In its early years, Hollywood portrayed such men as having strength of character. They were seen as tough, hardworking and self-sacrificing. For these heroic cinema characters, family and country always came first. And yet, because human nature shifts to the extreme, Hollywood often portrayed such characters as stoic, the “strong and silent” types; tenderness and gentleness were generally seen as weakness. A generation of young moviegoers grew up to emulate this Hollywood-made image of masculinity. Many became husbands, fathers and leaders who were strong, dedicated and uncompromising—yet without much emotion. This helped set the stage for the “sexual revolution” and “women’s lib” movement years later.

Accepting Divorce as an Option

Although it was not entirely absent, divorce was almost unheard of before the 20th century, with separation usually occurring only at death.

Prior to this time, the husband was recognized and accepted as the head of the household. Practically, as well as legally, the authority to make the final decision resided with him. The wife was obliged to accept her husband’s decisions—even if she did not believe those decisions to be wise. (Of course, a wise husband would seek and listen to his wife’s counsel.) There was government in the family. Disagreements did not automatically lead to separation and divorce.

But today, the state of marriage and divorce is radically different.

Let’s look at a few startling numbers: In 1886, there were 25,000 divorces for all causes. The number rose to over 72,000 by 1906, hit nearly 500,000 by 1965 and passed the one million mark per year by 1975. The number has levelled off at about 1.2 million per year over the past decade. Put another way, taking into account increases in population, the divorce rate increased more than 700% in the 20th century! It should also be noted that subsequent remarriages fail 60-75% of the time.

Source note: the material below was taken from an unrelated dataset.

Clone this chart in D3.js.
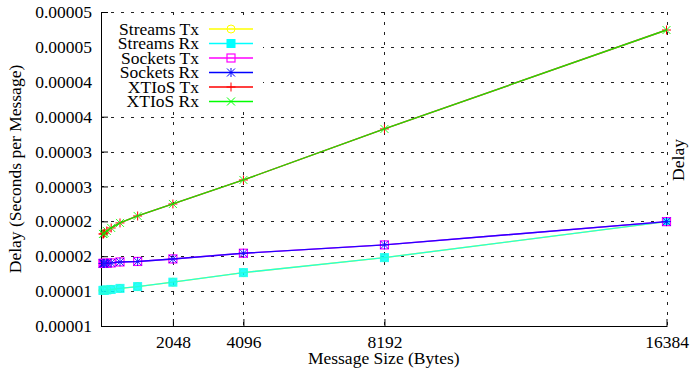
<!DOCTYPE html>
<html>
<head>
<meta charset="utf-8">
<script src="https://cdn.jsdelivr.net/npm/d3@7"></script>
<style>
  body { margin: 0; background: #fff; }
  svg { display: block; }
  svg text { font-family: "Liberation Serif", "Times New Roman", Times, "DejaVu Serif", serif; fill: #000; }
</style>
</head>
<body>
<div class="d3-here"></div>
<script>
// data
var sizes = [16, 32, 64, 128, 256, 512, 1024, 2048, 4096, 8192, 16384];
var streamsTx = [1.010e-5, 1.010e-5, 1.012e-5, 1.017e-5, 1.024e-5, 1.039e-5, 1.065e-5, 1.128e-5, 1.265e-5, 1.480e-5, 1.996e-5];
var streamsRx = [1.010e-5, 1.010e-5, 1.012e-5, 1.017e-5, 1.024e-5, 1.039e-5, 1.065e-5, 1.128e-5, 1.265e-5, 1.480e-5, 1.996e-5];
var socketsTx = [1.397e-5, 1.397e-5, 1.397e-5, 1.399e-5, 1.404e-5, 1.418e-5, 1.425e-5, 1.461e-5, 1.543e-5, 1.662e-5, 1.996e-5];
var socketsRx = [1.397e-5, 1.397e-5, 1.397e-5, 1.399e-5, 1.404e-5, 1.418e-5, 1.425e-5, 1.461e-5, 1.543e-5, 1.662e-5, 1.996e-5];
var xtiosTx = [1.819e-5, 1.819e-5, 1.834e-5, 1.862e-5, 1.905e-5, 1.977e-5, 2.077e-5, 2.249e-5, 2.593e-5, 3.324e-5, 4.742e-5];
var xtiosRx = [1.819e-5, 1.819e-5, 1.834e-5, 1.862e-5, 1.905e-5, 1.977e-5, 2.077e-5, 2.249e-5, 2.593e-5, 3.324e-5, 4.742e-5];

var seriesNames = ['Streams Tx', 'Streams Rx', 'Sockets Tx', 'Sockets Rx', 'XTIoS Tx', 'XTIoS Rx'];
var seriesValues = [streamsTx, streamsRx, socketsTx, socketsRx, xtiosTx, xtiosRx];
var seriesColors = ['#ffff00', '#00ffff', '#ff00ff', '#0000ff', '#ff0000', '#00ff00'];
var seriesMarks = ['circle', 'square', 'openSquare', 'star', 'plus', 'cross'];

var xTicks = [2048, 4096, 8192, 16384];
var yTicks = [0.000005, 0.00001, 0.000015, 0.00002, 0.000025, 0.00003, 0.000035, 0.00004, 0.000045, 0.00005];
var yTickLabels = ['0.00001', '0.00001', '0.00002', '0.00002', '0.00003', '0.00003', '0.00004', '0.00004', '0.00005', '0.00005'];

// options
var width = 690, height = 376;
var plotLeft = 101, plotRight = 666.5, plotTop = 12, plotBottom = 326;
var fontSize = 17.5;

var x = d3.scaleLinear().domain([-40, 16384]).range([plotLeft, plotRight]);
var y = d3.scaleLinear().domain([0.000005, 0.00005]).range([plotBottom, plotTop]);

var svg = d3.select('.d3-here').append('svg')
  .attr('width', width)
  .attr('height', height);

// grid
var grid = svg.append('g').attr('class', 'grid')
  .attr('stroke', '#222').attr('stroke-width', 1).attr('stroke-dasharray', '3,7');
grid.selectAll('.gy').data(yTicks.slice(1)).enter().append('line')
  .attr('x1', plotLeft).attr('x2', plotRight)
  .attr('y1', function(d) { return Math.round(y(d)) + 0.5; })
  .attr('y2', function(d) { return Math.round(y(d)) + 0.5; });
grid.selectAll('.gx').data(xTicks).enter().append('line')
  .attr('y1', plotTop).attr('y2', plotBottom)
  .attr('x1', function(d) { return Math.round(x(d)) + 0.5; })
  .attr('x2', function(d) { return Math.round(x(d)) + 0.5; });

// axes (ticks pointing inward, like the original)
var yAxis = d3.axisLeft(y).tickValues(yTicks).tickSize(-7).tickPadding(9)
  .tickFormat(function(d, i) { return yTickLabels[i]; });
var gy = svg.append('g').attr('transform', 'translate(' + plotLeft + ',0)').call(yAxis);

var xAxis = d3.axisBottom(x).tickValues(xTicks).tickSize(-7).tickPadding(10)
  .tickFormat(d3.format('d'));
var gx = svg.append('g').attr('transform', 'translate(0,' + plotBottom + ')').call(xAxis);

[gy, gx].forEach(function(g) {
  g.attr('font-family', null).attr('font-size', fontSize);
  g.select('.domain').remove();
  g.selectAll('line').attr('stroke', '#000');
});

svg.append('path')
  .attr('d', 'M' + (plotLeft + 0.5) + ',' + plotTop + 'V' + (plotBottom + 0.5) + 'H' + (plotRight + 1))
  .attr('fill', 'none').attr('stroke', '#000').attr('stroke-width', 1);

// axis titles
svg.append('text')
  .attr('x', (plotLeft + plotRight) / 2).attr('y', 364)
  .attr('text-anchor', 'middle').attr('font-size', fontSize)
  .text('Message Size (Bytes)');
svg.append('text')
  .attr('transform', 'translate(21,' + ((plotTop + plotBottom) / 2) + ') rotate(-90)')
  .attr('text-anchor', 'middle').attr('font-size', fontSize)
  .text('Delay (Seconds per Message)');
svg.append('text')
  .attr('transform', 'translate(684,160) rotate(-90)')
  .attr('text-anchor', 'middle').attr('font-size', fontSize)
  .text('Delay');

// markers
function drawMark(g, kind, color, cx, cy) {
  var s = 4;
  if (kind === 'circle') {
    g.append('circle').attr('cx', cx).attr('cy', cy).attr('r', s)
      .attr('fill', 'none').attr('stroke', color).attr('stroke-width', 1);
  } else if (kind === 'square') {
    g.append('rect').attr('x', cx - s).attr('y', cy - s).attr('width', 2 * s).attr('height', 2 * s)
      .attr('fill', color).attr('stroke', color).attr('stroke-width', 1);
  } else if (kind === 'openSquare') {
    g.append('rect').attr('x', cx - s).attr('y', cy - s).attr('width', 2 * s).attr('height', 2 * s)
      .attr('fill', 'none').attr('stroke', color).attr('stroke-width', 1.2);
  } else {
    var p = d3.path();
    if (kind === 'plus' || kind === 'star') {
      p.moveTo(cx - s - 0.5, cy); p.lineTo(cx + s + 0.5, cy);
      p.moveTo(cx, cy - s - 0.5); p.lineTo(cx, cy + s + 0.5);
    }
    if (kind === 'cross' || kind === 'star') {
      p.moveTo(cx - s, cy - s); p.lineTo(cx + s, cy + s);
      p.moveTo(cx - s, cy + s); p.lineTo(cx + s, cy - s);
    }
    g.append('path').attr('d', p.toString()).attr('fill', 'none')
      .attr('stroke', color).attr('stroke-width', 1);
  }
}

// series: lines and points (Rx drawn over Tx, slightly see-through)
var line = d3.line()
  .x(function(d) { return x(d[0]); })
  .y(function(d) { return y(d[1]); });

var plot = svg.append('g').attr('class', 'series');
seriesValues.forEach(function(vals, k) {
  var pts = sizes.map(function(s, i) { return [s, vals[i]]; });
  var g = plot.append('g').attr('opacity', k % 2 ? 0.85 : 1);
  g.append('path').datum(pts)
    .attr('d', line)
    .attr('fill', 'none')
    .attr('stroke', seriesColors[k])
    .attr('stroke-width', 1.4);
  pts.forEach(function(d) {
    drawMark(g, seriesMarks[k], seriesColors[k], x(d[0]), y(d[1]));
  });
});

// legend with white box
var legend = svg.append('g').attr('class', 'legend');
legend.append('rect')
  .attr('x', plotLeft + 1).attr('y', 19).attr('width', 161).attr('height', 92)
  .attr('fill', '#fff');
seriesNames.forEach(function(name, k) {
  var cy = 29 + k * 14.5;
  legend.append('text')
    .attr('x', 199).attr('y', cy + 5.5)
    .attr('text-anchor', 'end').attr('font-size', fontSize)
    .text(name);
  legend.append('line')
    .attr('x1', 209).attr('x2', 253).attr('y1', cy).attr('y2', cy)
    .attr('stroke', seriesColors[k]).attr('stroke-width', 1.4);
  drawMark(legend, seriesMarks[k], seriesColors[k], 231, cy);
});
</script>
</body>
</html>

Marching Toward Moral Decay

One of the perplexing ironies of history is that many difficulties accompany the material prosperity and power of a dominant culture. People, governed by human nature, have typically become much more selfish and self-cantered. Associated with this change in human behaviour are all forms of corruption and evil.

Consider. As the industrial revolution moved toward its climax in the 20th century, many began to view the guarded traditions of culture as impediments to their “self-fulfilment.” Increasing numbers of men fell into the age-old snare of infidelity, while women sought economic independence from men. As the 19th century faded into history, a growing number of discontented men and women pursued “liberation” from the established and traditional “old” ways.

Note that before the ratification of the nineteenth amendment, allowing women the right to vote, each household had one vote, which was cast by the husband. (Naturally, the wife had, to a certain degree, influence upon the husband’s decision.) A woman running for office and assuming political power was unthinkable until the early 20th century.

Following the passage of the nineteenth amendment by Congress, and its ratification into law, the political landscape shifted dramatically. With the codification of “women’s suffrage,” a wife could politically divide the household by casting her vote for a different candidate, effectively cancelling her husband’s vote.

The “feminist movement” derived its beginnings from an alliance between discontented women and affluent male politicians who saw the political benefit of independent women, who they viewed as a voting block to which to cater.